In caso di contrasto tra dispositivo e motivazione della sentenza vale la regola della prevalenza del dispositivo (Corte di Cassazione, III penale, sentenza 3 ottobre 2024, n. 36768).
Il Tribunale di Palermo aveva condannato l’imputato alla pena di un mese di arresto, in quanto ritenuto colpevole del reato di cui all’art. 674 cp (getto di cose pericolose).
Con sentenza resa in data 15 dicembre 2023, la Corte di appello di Palermo, in parziale riforma della pronuncia di primo grado, riduceva la pena a carico dell’imputato nella misura di 15 giorni di arresto, confermando nel resto.
L’imputato presenta ricorso per cassazione, sollevando un solo motivo. La difesa fa notare un contrasto tra dispositivo e motivazione di sentenza: nel primo, all’imputato viene inflitta una pena di 15 giorni di arresto, mentre nella motivazione si afferma che al ricorrente può essere comminata solo una pena pecuniaria, da stabilirsi in 100 euro di ammenda. Questa seconda affermazione risulta coerente con il percorso logico e valutativo seguito dalla Corte territoriale.
Il ricorso è fondato.
Contrasto tra dispositivo e la motivazione della sentenza
In presenza di un contrasto tra dispositivo e motivazione della sentenza, la regola secondo cui prevale il dispositivo – che rappresenta l’immediata espressione della volontà del Giudice – non è assoluta. Essa deve essere bilanciata tenendo conto del caso specifico e della valutazione degli elementi contenuti nella motivazione. Quest’ultima, infatti, mantiene la sua funzione di spiegare e chiarire le ragioni della decisione e può includere elementi certi e logici che possano far ritenere errato il dispositivo o una sua parte.
Per tale ragione la Cassazione annulla la sentenza limitatamente al trattamento sanzionatorio e demanda al Giudice del rinvio, ossia altra Sezione della Corte di appello di Palermo, la risoluzione del contrasto tra dispositivo e motivazione di sentenza, che non può essere definita in Cassazione con la sicura prevalenza del primo o della seconda.
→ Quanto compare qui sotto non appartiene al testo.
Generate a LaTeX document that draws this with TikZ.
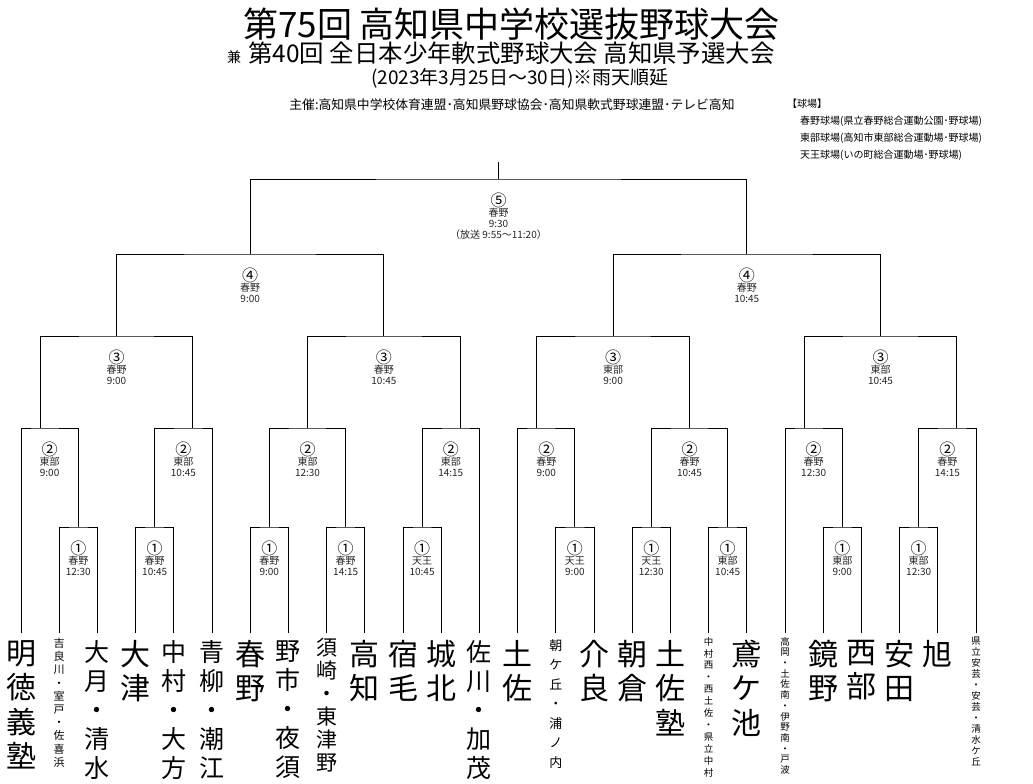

Incerte l’entità e la modalità dell’affievolimento sanzionatorio
Se è pacifica la volontà del Giudice di secondo grado di affievolire la pena irrogata dal primo Giudice all’imputato in ordine al reato a lui ascritto, punito con la pena alternativa dell’arresto o dell’ammenda, sono tuttavia incerte l’entità e la modalità di tale affievolimento sanzionatorio, atteso che la pena iniziale di 30 giorni di arresto è stata ridotta a 15 giorni di arresto nel dispositivo e a 100 euro di ammenda nella motivazione, nella quale la Corte di appello ha spiegato di ritenere congrua la sola pena pecuniaria nella misura prima indicata “avuto riguardo alla complessiva entità dei fatti”.
Oltre a ciò, la motivazione della sentenza non sembra del tutto univoca in senso favorevole all’imputato. Atteso che a questi sono state negate sia le attenuanti generiche, sia la causa di non punibilità di cui all’art. 131 bis cp, sia la sospensione condizionale della pena, dato questo tuttavia di per sé non decisivo, né incompatibile tanto con una riduzione della pena detentiva, quanto con l’applicazione della pena pecuniaria prevista in via alternativa dalla norma incriminatrice, venendo in rilievo apprezzamenti tra loro non sovrapponibili.
Conclusivamente, in presenza di questo contrasto, il Giudice del rinvio deve valutare coerentemente l’entità della mitigazione della pena operata nei confronti dell’imputato. Rispetto al quale va in ogni caso dichiarata l’irrevocabilità del giudizio di colpevolezza in ordine al reato a lui ascritto, in assenza di censure in ordine all’affermazione di responsabilità, con conseguente irrilevanza della prescrizione del reato eventualmente sopravvenuta.